The Scriptures tell us that God pursues all who are forgotten or cast aside. Although some believers will find themselves destitute and vulnerable in this life, He promises to be with them. God is “a father to the fatherless” (Psalm 68:5). If, through neglect or tragedy, we’re alone, God is still there—reaching out to us, drawing us near, and giving us hope. Indeed, “God sets the lonely in families” (v. 6). In Jesus, other believers comprise our spiritual family.
Whatever our challenging family stories, our isolation, our abandonment, or our relational dysfunction may be, we can know that we’re loved. With God, we’re fatherless no more.
What does it mean for you to have a heavenly Father who loves you and will never leave you? How does He meet your deepest needs?
Father God, I need a good father, a true father, one who will not leave me. I’m grateful You’re this Father for me.
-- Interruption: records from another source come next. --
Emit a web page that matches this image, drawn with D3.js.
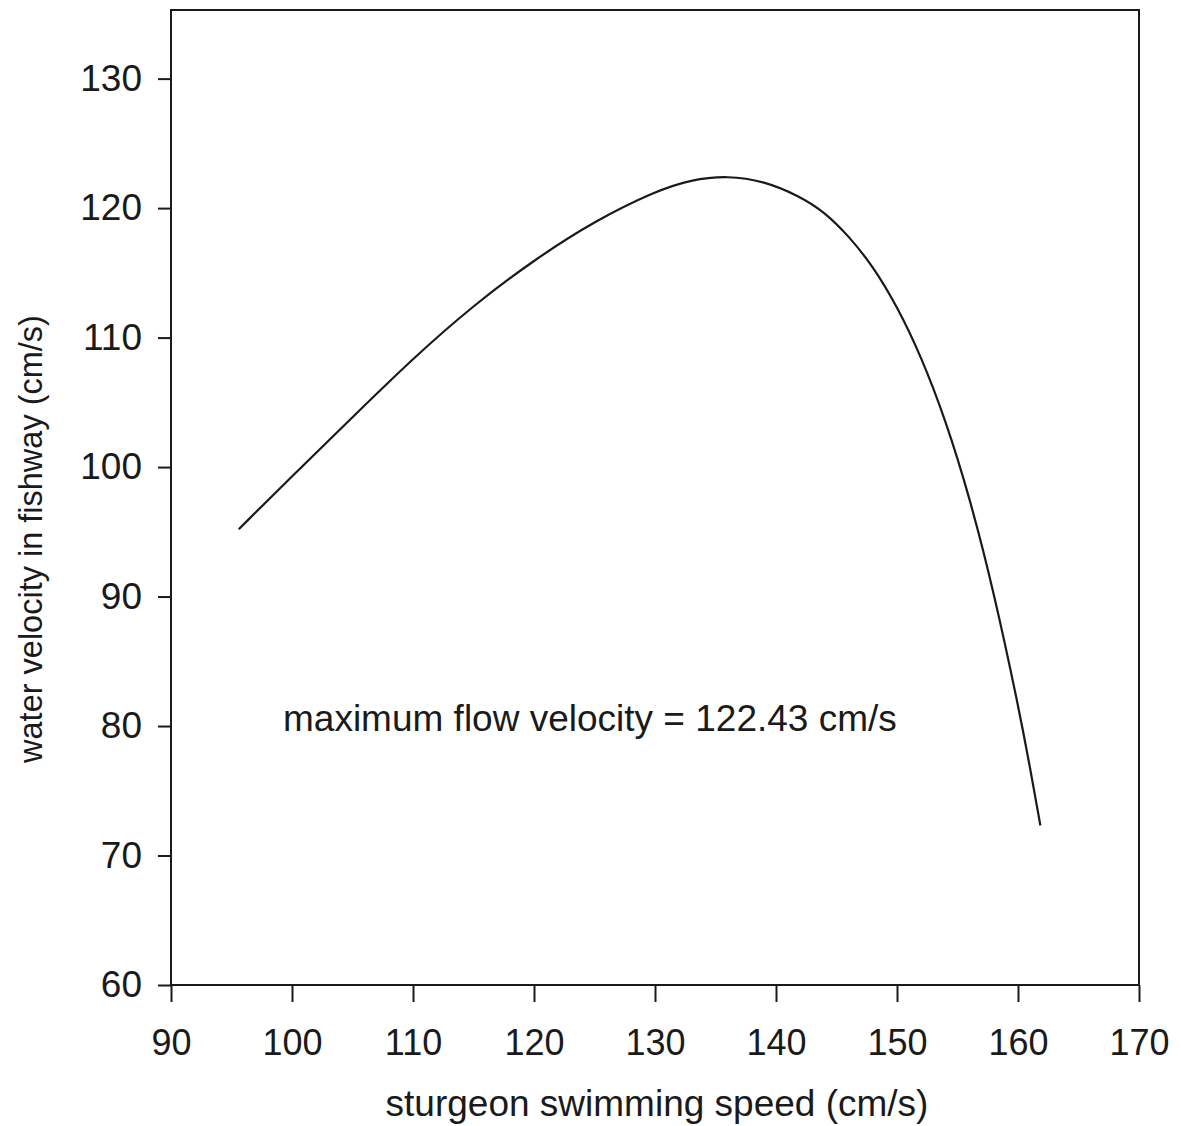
<!DOCTYPE html>
<html>
<head>
<meta charset="utf-8">
<script src="https://cdn.jsdelivr.net/npm/d3@7"></script>
<style>
  body { margin: 0; background: #fff; }
  svg { display: block; font-family: "Liberation Sans", Arial, sans-serif; }
</style>
</head>
<body>
<svg id="chart" width="1181" height="1126"></svg>
<script>
// values
var speed = [95.6, 100, 105, 110, 115, 120, 125, 130, 133, 136, 139, 142, 144, 146, 148, 150, 152, 154, 156, 158, 160, 161, 161.85];
var velocity = [95.2, 99.3, 103.85, 108.4, 112.5, 116.0, 119.0, 121.3, 122.2, 122.5, 122.1, 120.9, 119.7, 117.86, 115.53, 112.43, 108.53, 103.68, 97.68, 90.38, 81.68, 76.78, 72.32];
var xTicks = [90, 100, 110, 120, 130, 140, 150, 160, 170];
var yTicks = [60, 70, 80, 90, 100, 110, 120, 130];
var note = "maximum flow velocity = 122.43 cm/s";

var mLeft = 171, mRight = 1139, mTop = 10, mBottom = 985;

var svg = d3.select("#chart");

var x = d3.scaleLinear().domain([90, 170]).range([mLeft, mRight]);
var y = d3.scaleLinear().domain([60, 135.3]).range([mBottom, mTop]);

// frame
svg.append("rect")
    .attr("x", mLeft).attr("y", mTop)
    .attr("width", mRight - mLeft).attr("height", mBottom - mTop)
    .attr("fill", "none")
    .attr("stroke", "#1a1a1a")
    .attr("stroke-width", 2);

// y axis
var gy = svg.append("g")
    .attr("transform", "translate(" + mLeft + ",0)")
    .call(d3.axisLeft(y).tickValues(yTicks).tickSize(13).tickPadding(16).tickFormat(d3.format("d")));
gy.select(".domain").remove();
gy.selectAll("line").attr("stroke", "#1a1a1a").attr("stroke-width", 2);
gy.selectAll("text").attr("font-size", 37).attr("fill", "#1a1a1a")
    .attr("font-family", "Liberation Sans, Arial, sans-serif");

// x axis
var gx = svg.append("g")
    .attr("transform", "translate(0," + mBottom + ")")
    .call(d3.axisBottom(x).tickValues(xTicks).tickSize(17).tickPadding(27).tickFormat(d3.format("d")));
gx.select(".domain").remove();
gx.selectAll("line").attr("stroke", "#1a1a1a").attr("stroke-width", 2);
gx.selectAll("text").attr("font-size", 36).attr("fill", "#1a1a1a")
    .attr("font-family", "Liberation Sans, Arial, sans-serif");

// the curve (b-spline through the read-off points, smooths small reading errors)
var pts = speed.map(function (d, i) { return [d, velocity[i]]; });
var line = d3.line()
    .x(function (d) { return x(d[0]); })
    .y(function (d) { return y(d[1]); })
    .curve(d3.curveBasis);

svg.append("path")
    .datum(pts)
    .attr("d", line)
    .attr("fill", "none")
    .attr("stroke", "#1a1a1a")
    .attr("stroke-width", 2.2);

// annotation
svg.append("text")
    .attr("x", 283)
    .attr("y", 731)
    .attr("font-size", 37)
    .attr("fill", "#1a1a1a")
    .text(note);

// axis titles
svg.append("text")
    .attr("x", 657)
    .attr("y", 1116)
    .attr("text-anchor", "middle")
    .attr("font-size", 37)
    .attr("fill", "#1a1a1a")
    .text("sturgeon swimming speed (cm/s)");

svg.append("text")
    .attr("transform", "translate(42,539) rotate(-90)")
    .attr("text-anchor", "middle")
    .attr("font-size", 32.5)
    .attr("fill", "#1a1a1a")
    .text("water velocity in fishway (cm/s)");
</script>
</body>
</html>
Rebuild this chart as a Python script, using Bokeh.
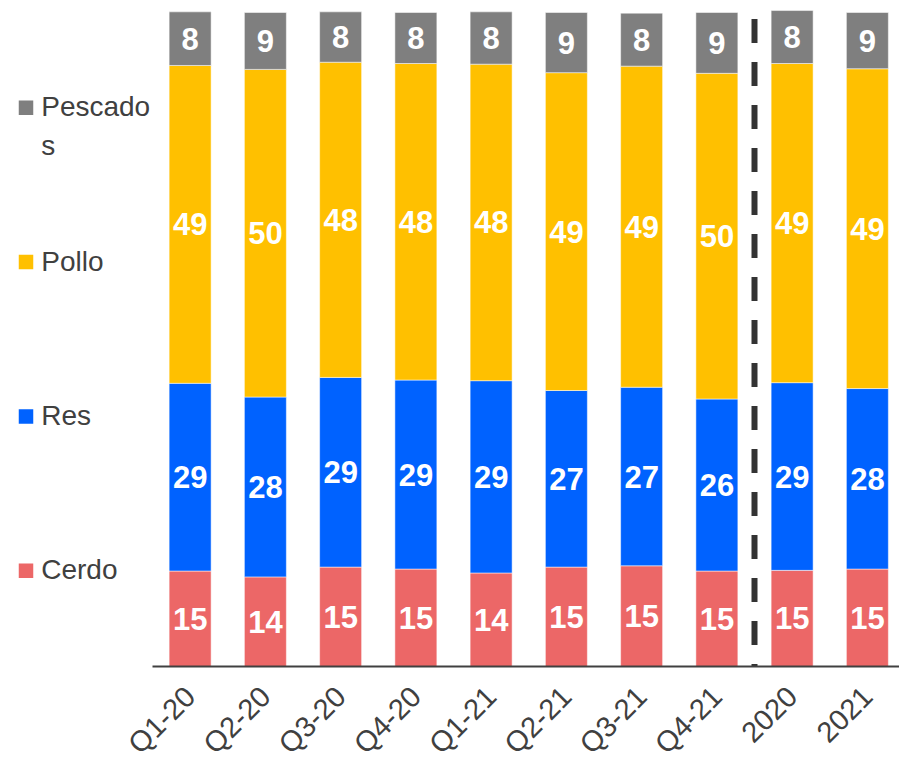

Nearly forty times in the Old Testament the Hebrew word yāthom (the root word means “to be lonely”) is translated “fatherless,” as in Psalm 68:5. Though forgotten by others, the fatherless and widows aren’t overlooked by God. The social responsibility of God’s people included sensitivity to care for them. The first place in Scripture that explicitly points this out is Exodus 22:22–23: “Do not take advantage of the widow or the fatherless. If you do and they cry out to me, I will certainly hear their cry.” The words of James in the New Testament also reveal God’s heart for them: “Religion that God our Father accepts as pure and faultless is this: to look after orphans and widows in their distress” (James 1:27). God’s people of any era are to be His caregiving agents to those on the margins.